Potentially interesting ASF projects
Many ASF projects are progressing in relative obscurity. Some may never make a big impact, but I recommend keeping an eye on the following.
- Mahout -- The goal of the Mahout project is to build machine learning/data mining tools scalable to large text data sets by using the Hadoop map/reduce concepts and distributed file system. A number of clustering and pattern recognition algorithms have been implemented. Mahout is already in commercial use for analysis of customer behavior.
- Apache FOP -- The Formatting Objects Processor toolkit takes input in the W3C XSL-FO standard XML document formatting representation and creates output in PDF and other representations.
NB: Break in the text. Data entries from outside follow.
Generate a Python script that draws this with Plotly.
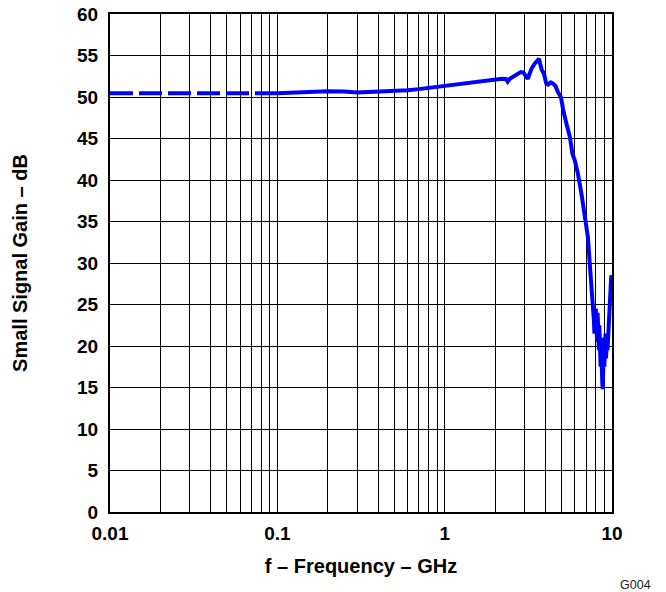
import plotly.graph_objects as go

# Dashed low-frequency segment (GHz, dB)
freq_dash = [0.01, 0.1]
gain_dash = [50.45, 50.45]

# Solid measured segment (GHz, dB)
freq_solid = [0.1, 0.12, 0.15, 0.18, 0.2, 0.25, 0.3, 0.35, 0.4, 0.5, 0.55, 0.6, 0.7, 0.8, 0.9,
              1.0, 1.2, 1.5, 1.8, 2.0, 2.2, 2.33, 2.38, 2.45, 2.56, 2.7, 2.85, 2.95, 3.05, 3.14,
              3.22, 3.3, 3.45, 3.56, 3.66, 3.72, 3.8, 3.92, 4.05, 4.15, 4.3, 4.45, 4.6, 4.75,
              4.95, 5.1, 5.2, 5.4, 5.6, 5.8, 6.0, 6.25, 6.55, 6.86, 7.0, 7.18, 7.3, 7.35, 7.45,
              7.52, 7.6, 7.69, 7.8, 7.85, 7.9, 7.95, 8.0, 8.05, 8.1, 8.15, 8.2, 8.25, 8.3, 8.35,
              8.4, 8.45, 8.5, 8.55, 8.6, 8.65, 8.7, 8.75, 8.8, 8.85, 8.9, 8.95, 9.0, 9.05, 9.1,
              9.15, 9.2, 9.3, 9.4, 9.5, 9.6, 9.7, 9.8, 9.9, 9.97]
gain_solid = [50.45, 50.5, 50.65, 50.7, 50.7, 50.65, 50.55, 50.6, 50.65, 50.7, 50.75, 50.8, 50.95, 51.1, 51.25,
              51.35, 51.55, 51.8, 52.0, 52.05, 52.2, 52.15, 51.85, 52.2, 52.45, 52.75, 53.0, 52.95, 52.5, 52.2,
              52.8, 53.4, 54.0, 54.4, 54.6, 54.0, 53.3, 52.8, 51.6, 51.5, 51.75, 51.6, 51.3, 50.6,
              50.0, 48.5, 47.6, 46.4, 45.2, 43.2, 42.3, 40.8, 38.5, 35.6, 34.5, 33.1, 31.0, 29.9, 28.5,
              27.5, 26.0, 24.7, 23.0, 21.5, 24.0, 22.0, 24.5, 21.5, 23.5, 20.5, 24.0, 21.0, 23.0, 19.5,
              22.5, 18.5, 21.5, 17.5, 21.0, 16.5, 20.0, 15.5, 14.8, 19.5, 17.0, 21.0, 17.5, 20.5, 18.0,
              21.5, 18.5, 20.0, 19.5, 22.0, 23.5, 25.5, 27.5, 28.5, 28.3]

x_tickvals = [m * 10 ** e for e in (-2, -1, 0) for m in range(1, 10)] + [10]
x_ticktext = [("0.01" if v == 0.01 else "0.1" if v == 0.1 else "1" if v == 1 else "10" if v == 10 else "")
              for v in x_tickvals]
y_tickvals = list(range(0, 61, 5))

FONT = "Liberation Sans, Arial, sans-serif"

fig = go.Figure()
fig.add_trace(go.Scatter(x=freq_dash, y=gain_dash, mode="lines",
                         line=dict(color="#0000FF", width=4, dash="23px,6px"),
                         showlegend=False, hoverinfo="skip"))
fig.add_trace(go.Scatter(x=freq_solid, y=gain_solid, mode="lines",
                         line=dict(color="#0000FF", width=4),
                         showlegend=False))

fig.update_layout(
    width=666, height=592,
    margin=dict(l=110, r=54, t=13.5, b=80),
    paper_bgcolor="white", plot_bgcolor="white",
    font=dict(family=FONT, color="black"),
    xaxis=dict(type="log", range=[-2, 1], tickvals=x_tickvals, ticktext=x_ticktext,
               showgrid=True, gridcolor="black", gridwidth=1,
               showline=True, linecolor="black", linewidth=2, mirror=True,
               ticks="", zeroline=False, automargin=False, ticklabelstandoff=3,
               tickfont=dict(size=19, weight="bold", family=FONT),
               title=dict(text="f – Frequency – GHz", standoff=16,
                          font=dict(size=20, weight="bold", family=FONT))),
    yaxis=dict(range=[0, 60], tickvals=y_tickvals,
               showgrid=True, gridcolor="black", gridwidth=1,
               showline=True, linecolor="black", linewidth=2, mirror=True,
               ticks="", zeroline=False, ticklabelstandoff=6, automargin=False,
               tickfont=dict(size=19, weight="bold", family=FONT),
               title=dict(text="Small Signal Gain – dB", standoff=44,
                          font=dict(size=20, weight="bold", family=FONT))),
    annotations=[dict(text="G004", xref="paper", yref="paper", x=1.0817, y=-0.1464,
                      xanchor="right", yanchor="middle", showarrow=False,
                      font=dict(size=12.5, family=FONT, color="#222"))],
)

# remove the browser's default 8px body margin so the figure sits at the page origin
fig.write_html("out.html", config={"displayModeBar": False},
               post_script="document.body.style.margin='0px';")
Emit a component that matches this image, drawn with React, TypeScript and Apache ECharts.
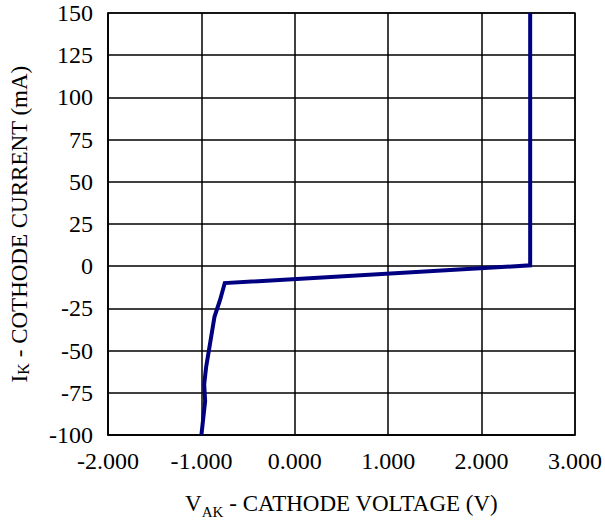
import React, { useEffect, useRef } from "react";
import * as echarts from "echarts";

const voltage = [2.52, 2.52, 2.52, 2.52, -0.75, -0.8, -0.86, -0.89, -0.92, -0.95, -0.97, -0.96, -1.0];
const current = [150, 100, 50, 0.5, -10, -20, -30, -40, -50, -60, -70, -80, -100];
const xTicks = { min: -2, max: 3, interval: 1 };
const yTicks = { min: -100, max: 150, interval: 25 };

export default function App() {
  const ref = useRef<HTMLDivElement>(null);
  useEffect(() => {
    const chart = echarts.init(ref.current!, undefined, { renderer: "svg" });
    const font = "Liberation Serif";
    const richX = {
      a: { fontFamily: font, fontSize: 23, color: "#000", verticalAlign: "bottom", lineHeight: 26 },
      s: { fontFamily: font, fontSize: 15, color: "#000", verticalAlign: "bottom", lineHeight: 22, padding: [0, 0, -4, 0] },
    };
    const richY = {
      a: { fontFamily: font, fontSize: 23, color: "#000", verticalAlign: "bottom", lineHeight: 26 },
      s: { fontFamily: font, fontSize: 16, color: "#000", verticalAlign: "bottom", lineHeight: 24 },
    };
    chart.setOption({
      animation: false,
      backgroundColor: "#ffffff",
      textStyle: { fontFamily: font },
      grid: { left: 100, right: 25, top: 13, bottom: 83, show: true, borderColor: "#222", borderWidth: 1.5 },
      xAxis: {
        type: "value",
        ...xTicks,
        axisLine: { show: true, onZero: false, lineStyle: { color: "#000", width: 1.5 } },
        axisTick: { show: false },
        splitLine: { show: true, lineStyle: { color: "#000", width: 1.5 } },
        axisLabel: {
          color: "#000",
          fontFamily: font,
          fontSize: 24,
          margin: 14,
          formatter: (v: number) => v.toFixed(3),
        },
        name: "{a|V}{s|AK}{a| - CATHODE VOLTAGE (V)}",
        nameLocation: "middle",
        nameGap: 54,
        nameTextStyle: { fontFamily: font, rich: richX },
      },
      yAxis: {
        type: "value",
        ...yTicks,
        axisLine: { show: true, onZero: false, lineStyle: { color: "#000", width: 1.5 } },
        axisTick: { show: false },
        splitLine: { show: true, lineStyle: { color: "#000", width: 1.5 } },
        axisLabel: { color: "#000", fontFamily: font, fontSize: 24, margin: 15 },
        name: "{a|I}{s|K}{a| - COTHODE CURRENT (mA)}",
        nameLocation: "middle",
        nameGap: 77,
        nameTextStyle: { fontFamily: font, rich: richY },
      },
      series: [
        {
          type: "line",
          data: voltage.map((v, i) => [v, current[i]]),
          showSymbol: false,
          lineStyle: { color: "#000080", width: 4, join: "miter" },
        },
      ],
    });
    return () => chart.dispose();
  }, []);
  return (
    <div
      ref={ref}
      style={{ position: "absolute", left: 0, top: 0, width: 605, height: 524 }}
    />
  );
}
The full W3C specification is so complex that the recently released FOP version 1.0 meets only the basic specification.
- OpenNLP -- The OpenNLP project is creating a Java based "machine learning based toolkit for the processing of natural language text." All attempts at natural language understanding require common tasks such as parsing, and identifying parts of speech. OpenNLP hopes to facilitate language processing projects by providing basic tools so developers won't have to reinvent the wheel.
- VXQuery -- The Versatile XQuery project wants to create a Java implementation of the XML Query language which will get around the requirement of having a complete DOM (Document Object Model) in memory before a query can be applied.
The ever increasing number of projects and developer participation at the Apache Software Foundation shows that the ASF model of open source tools which commercial projects are free to use fills an important niche in the computer ecosystem. Take a look, you might find some real jewels.